A few remaining items worth mentioning this late evening/early morn…

* RIP John Forsythe. The watchably stolid actor with a nice touch at both melodrama and low-key comedy and a memorable voice passed away at 92 late Thursday. He worked a great deal on stage and in kept his hand in at the movies, but he’s did most of his work in multiple television series and, ironically, is probably best known today as the disembodied voice of Charlie from “Charlie’s Angels.” Still, he was a strong presence in a number of notable movies, including playing opposite a very young and very adorable Shirley Maclaine in Alfred Hitchcock‘s black comedy, “The Trouble with Harry” and as a vicious judge taunting a youngish but far less adorable Al Pacino in Norman Jewison’s “And Justice for All…” He also dealt with a murderous Robert Blake in “In Cold Blood” and fended off a nasty, nasty Ann Margaret in, yes, “Kitten with a Whip.”

* Jon Hurwitz and Hayden Schlossberg — the Jewish-American twosome who struck a blow for the depiction of Asian-Americans as actual human beings, albeit hilariously stoned ones, by creating “Harold and Kumar” — are set to reboot the “American Pie” franchise with a film that is also a sequel. Also, the third go-round with ‘Roldy and Kumar is in motion, even if Kal Penn is currently employed outside of Hollywood. I mean, good roles for Asian American males should not so rare that they are all forced to go to work at the White House.

* The lovely and talented Emily Blunt will not be romancing “Captain America,” according to the Playlist’s Edward Davis. I’m not sure why he’s so convinced it won’t be a very good movie except for the fact that, of course, most movies aren’t very good and the bigger the budget, the more often that turns out to be true. But even so, I don’t quite get it.

On the other hand, I completely agree with the premise of another post by Davis: Yes, the thought of Tom Cruise uglying himself up in a major way to play Phil Spector really does have some demented genius to it. I’m not Cruise’s biggest fan but, well cast, he can be brilliant and playing lunatics seems to work for him. I have no idea why that might be the case.

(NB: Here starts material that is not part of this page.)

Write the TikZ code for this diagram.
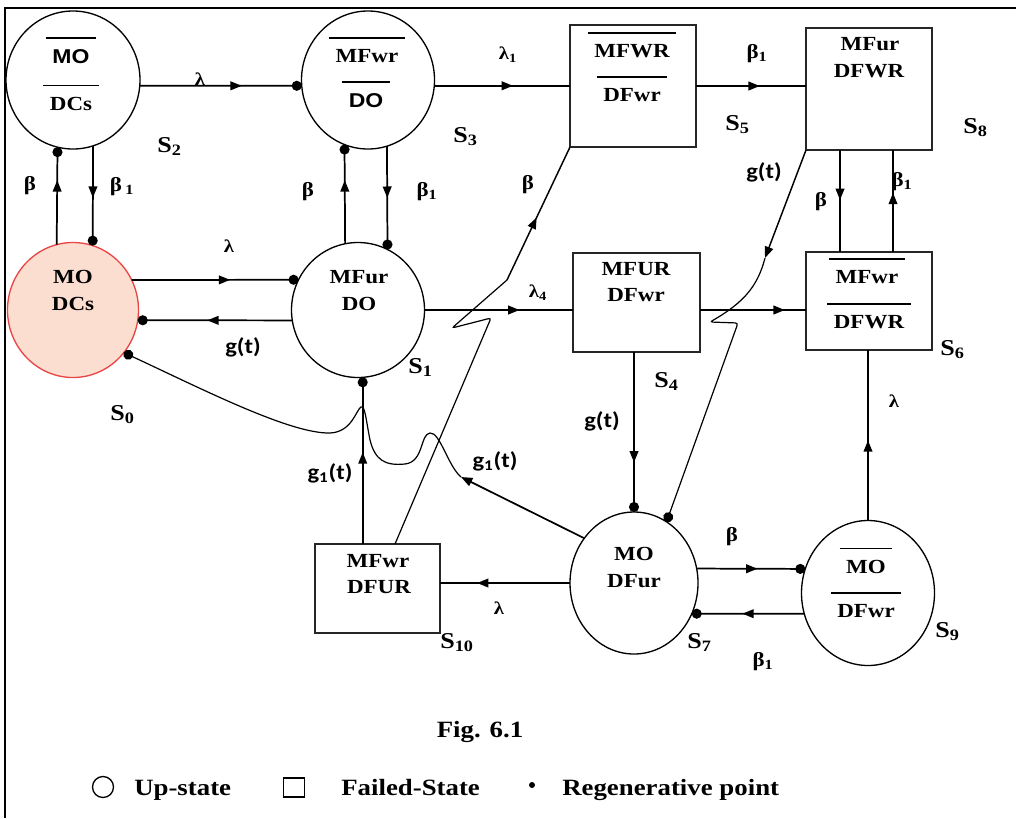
\documentclass[tikz,border=0pt]{standalone}
\usepackage{fontspec}
\setmainfont{Liberation Serif}[FakeStretch=1.15]
\newfontfamily\arsf{Liberation Sans}[FakeStretch=1.15]
\newfontfamily\calf{Carlito}[FakeStretch=1.15]
\usetikzlibrary{shapes.geometric,arrows.meta,decorations.markings,calc}
\definecolor{sofill}{RGB}{251,222,208}
\definecolor{soline}{RGB}{232,70,70}
\newcommand\ovl[1]{\setbox0=\hbox{#1}\dimen0=\dimexpr\wd0+0.65em\relax\vbox{\hrule height 1.2pt width \dimen0\kern0.52em\hbox to \dimen0{\hfil\box0\hfil}}}
\tikzset{
  upc/.style={ellipse, draw, line width=1pt, inner sep=0pt, outer sep=0pt},
  fbox/.style={rectangle, draw=black!85, line width=1.1pt, inner sep=0pt, outer sep=0pt},
  nt/.style={font=\bfseries\fontsize{15}{17}\selectfont, inner sep=0pt, anchor=base},
  sl/.style={font=\bfseries\fontsize{17}{19}\selectfont, inner sep=0pt, anchor=base west},
  gl/.style={font=\bfseries\fontsize{15}{17}\selectfont, inner sep=0pt},
  ll/.style={font=\bfseries\fontsize{13.5}{15}\selectfont, inner sep=0pt},
  tl/.style={font=\calf\bfseries\fontsize{16}{18}\selectfont, inner sep=0pt},
  leg/.style={font=\bfseries\fontsize{17.5}{20}\selectfont, inner sep=0pt},
  conn/.style={line width=1.3pt},
  wire/.style={line width=0.9pt},
  midarr/.style={postaction={decorate}, decoration={markings, mark=at position #1 with {\arrow{Triangle[length=8.5pt,width=6.5pt]}}}},
  dotend/.style={-{Circle[length=7.5pt]}},
  endarr/.style={-{Triangle[length=8.5pt,width=6.5pt]}}
}
\begin{document}
\begin{tikzpicture}[x=0.75pt,y=-0.75pt]
\useasboundingbox (0,0) rectangle (1016,818);
% frame
\draw[line width=1.5pt] (1016,8) -- (5,8) -- (5,818);
% states
\node[upc, minimum width=100.5pt, minimum height=103.5pt] (s2) at (73,80) {};
\node[upc, minimum width=99.75pt, minimum height=103.5pt] (s3) at (368,80) {};
\node[upc, draw=soline, fill=sofill, minimum width=98.25pt, minimum height=101.25pt] (s0) at (73,310) {};
\node[upc, minimum width=99.75pt, minimum height=101.25pt] (s1) at (358,310) {};
\node[upc, minimum width=96pt, minimum height=106.5pt] (s7) at (634,583) {};
\node[upc, minimum width=99.75pt, minimum height=108.75pt] (s9) at (868,593) {};
\node[fbox, minimum width=94.5pt, minimum height=91.5pt] (s5) at (633,86) {};
\node[fbox, minimum width=94.5pt, minimum height=91.5pt] (s8) at (869,89) {};
\node[fbox, minimum width=95.25pt, minimum height=74.25pt] (s4) at (636.5,302.5) {};
\node[fbox, minimum width=94.5pt, minimum height=73.5pt] (s6) at (869,301) {};
\node[fbox, minimum width=93.75pt, minimum height=66.75pt] (s10) at (377.5,588.5) {};
% state texts
\node[nt] (t2a) at (71,63) {\ovl{\arsf\bfseries MO}};
\node[nt] (t2b) at (71,110) {\ovl{DCs}};
\node[nt] (t3a) at (367,62) {\ovl{MFwr}};
\node[nt] (t3b) at (366,107) {\ovl{\arsf\bfseries DO}};
\node[nt] (t5a) at (632,57) {\ovl{MFWR}};
\node[nt] (t5b) at (632,101) {\ovl{DFwr}};
\node[nt] (t8a) at (870,50) {MFur};
\node[nt] (t8b) at (869,77) {DFWR};
\node[nt] (t0a) at (73,283) {MO};
\node[nt] (t0b) at (73,310) {DCs};
\node[nt] (t1a) at (359,283) {MFur};
\node[nt] (t1b) at (359,310) {DO};
\node[nt] (t4a) at (636,275) {MFUR};
\node[nt] (t4b) at (636,301) {DFwr};
\node[nt] (t6a) at (867,283) {\ovl{MFwr}};
\node[nt] (t6b) at (869,328) {\ovl{DFWR}};
\node[nt] (t10a) at (378,567) {MFwr};
\node[nt] (t10b) at (379,593) {DFUR};
\node[nt] (t7a) at (634,560) {MO};
\node[nt] (t7b) at (634,587) {DFur};
\node[nt] (t9a) at (866,573) {\ovl{MO}};
\node[nt] (t9b) at (866,617) {\ovl{DFwr}};
% state labels
\node[sl] (l2) at (157,152) {S\textsubscript{2}};
\node[sl] (l3) at (453,142) {S\textsubscript{3}};
\node[sl] (l5) at (725,130) {S\textsubscript{5}};
\node[sl] (l8) at (963,133) {S\textsubscript{8}};
\node[sl] (l0) at (110,420) {S\textsubscript{0}};
\node[sl] (l1) at (408,373) {S\textsubscript{1}};
\node[sl] (l4) at (654,387) {S\textsubscript{4}};
\node[sl] (l6) at (940,355) {S\textsubscript{6}};
\node[sl] (l10) at (440,648) {S\textsubscript{10}};
\node[sl] (l7) at (687,648) {S\textsubscript{7}};
\node[sl] (l9) at (935,637) {S\textsubscript{9}};
% connectors
\draw[conn, midarr=0.63, dotend] (s2.355) -- (s3.185);
\draw[conn, midarr=0.58] (s3.355) -- (s3.355 -| s5.west);
\draw[conn, midarr=0.58] (s5.east) -- (s5.east -| s8.west);
\draw[conn, midarr=0.66, dotend] (s0.104) -- (s2.257);
\draw[conn, midarr=0.52, dotend] (s2.287) -- (s0.73);
\draw[conn, midarr=0.59, dotend] (s0.27) -- (s1.153);
\draw[conn, midarr=0.55, dotend] (s1.189) -- (s0.351);
\draw[conn, midarr=0.64, dotend] (s1.101) -- (s3.250);
\draw[conn, midarr=0.5, dotend] (s3.286) -- (s1.64);
\draw[conn, midarr=0.64] (s1.east) -- (s1.east -| s4.west);
\draw[conn, midarr=0.8] ($(s4.east)+(0,7.5)$) coordinate (a46) -- (a46 -| s6.west);
\draw[conn, midarr=0.49] ($(s8.south)+(-29,0)$) coordinate (a86) -- (a86 |- s6.north);
\draw[conn, midarr=0.58] ($(s6.north)+(24,0)$) coordinate (a68) -- (a68 |- s8.south);
\draw[conn, midarr=0.69, dotend] (s7.north |- s4.south) -- (s7.north);
\draw[conn, midarr=0.56, dotend] (s7.13) -- (s9.159);
\draw[conn, midarr=0.55, dotend] (s9.198) -- (s7.332);
\draw[conn, midarr=0.47] (s9.north) -- (s9.north |- s6.south);
\draw[conn, midarr=0.715] (s7.west) -- (s7.west -| s10.east);
\draw[conn, midarr=0.55, dotend] (s1.274 |- s10.north) -- (s1.274);
% S10 -> S5 with jump
\draw[wire, rounded corners=2pt] ($(s10.north)+(17.5,0)$) -- (491,318) -- (452,328) -- (507,280) coordinate (j5);
\draw[line width=1.1pt, midarr=0.47] (j5) -- (s5.south west);
% S8 -> S7 with jump
\draw[line width=1.1pt, endarr] (s8.south west) -- (765,258) coordinate (j7);
\draw[wire, rounded corners=2pt, dotend] (j7) .. controls (758,285) and (745,302) .. (710,322) -- (738,323) -- (s7.62);
% S7 -> S0 with bumps
\draw[conn, endarr] (s7.138) -- (461,477) coordinate (j0);
\draw[wire, dotend] (j0) .. controls (448,466) and (440,432) .. (430,433)
  .. controls (420,434) and (424,462) .. (405,464)
  .. controls (385,466) and (375,460) .. (370,440)
  .. controls (366,420) and (365,405) .. (361,407)
  .. controls (356,410) and (352,432) .. (330,433)
  .. controls (290,434) and (200,388) .. (s0.320);
% transition labels
\node[ll] (k1) at (200,79) {λ};
\node[ll] (k2) at (508,55) {λ\textsubscript{1}};
\node[ll] (k3) at (229,246) {λ};
\node[ll] (k4) at (538,293) {λ\textsubscript{4}};
\node[ll] (k5) at (894,401) {λ};
\node[ll] (k6) at (499,608) {λ};
\node[gl] (b1) at (30,186) {β};
\node[gl] (b2) at (122,187) {β\,\textsubscript{1}};
\node[gl] (b3) at (308,192) {β};
\node[gl] (b4) at (427,192) {β\textsubscript{1}};
\node[gl] (b5) at (528,185) {β};
\node[gl] (b6) at (757,54) {β\textsubscript{1}};
\node[gl] (b7) at (821,202) {β};
\node[gl] (b8) at (902,182) {β\textsubscript{1}};
\node[gl] (b9) at (732,537) {β};
\node[gl] (b10) at (763,662) {β\textsubscript{1}};
\node[tl] (g1) at (243,347) {g(t)};
\node[tl] (g2) at (764,172) {g(t)};
\node[tl] (g3) at (602,421) {g(t)};
\node[tl] (g4) at (330,473) {g\textsubscript{1}(t)};
\node[tl] (g5) at (495,461) {g\textsubscript{1}(t)};
% caption and legend
\node[leg, anchor=base] (cap) at (480,737) {Fig. 6.1};
\node[draw, circle, line width=1pt, minimum size=15.75pt, inner sep=0pt] (lc) at (103,787) {};
\node[draw, rectangle, line width=1pt, minimum width=15.75pt, minimum height=14.25pt, inner sep=0pt] (lsq) at (294,787.5) {};
\node[circle, fill, inner sep=0pt, minimum size=4.5pt] (lb) at (532,785) {};
\node[leg, anchor=base west] (lt1) at (134,795) {Up-state};
\node[leg, anchor=base west] (lt2) at (341,795) {Failed-State};
\node[leg, anchor=base west] (lt3) at (562,795) {Regenerative point};
\end{tikzpicture}
\end{document}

And, yes, I like a third Davis post about a long-delayed movie being labored over by Cameron Crowe about the equally great and equally demented Marvin Gaye. Re: casting, I’m rooting for Jesse L. Martin of “Law & Order” — a terrific actor and the physical resemblance is pretty eerie.

* Another comic book adaptation for Ryan Reynolds.

* Don’cha just hate it when a star and director team up, get plenty of compliments, and then just repeat themselves? Well, fresh off their mostly good reviews and general decent business on “Greenberg,” about the personal travails of a bitter forty-something musician-cum-carpenter,  the two are simply rehashing the same basic premise with “Mr. Popper’s Penguins.” Oh, wait…

* From a couple of days back, Anne Thompson nicely summarizes the spreading conventional movie-geek wisdom on the making and consumption of 3-D films. Shorter version: really, not every movie should be in it, it’s worth a little extra to see movies actually shot in 3-D in 3-D, but the conversions from 2-D to 3-D are pretty much best ignored and may even end up ruining the fun.

* Sharon Waxman writes that a mystery bidder has entered the fray to purchase the studio original named for the Weinsteins’s parents, Mira and Max. Could it be Harvey and Bob W.’s long lost older brother, Mogul X, who fled in shame after his first producing effort sold exactly three tickets at Sundance, and vowed only to return only after he had become the world’s greatest movie executive? It’s a thought.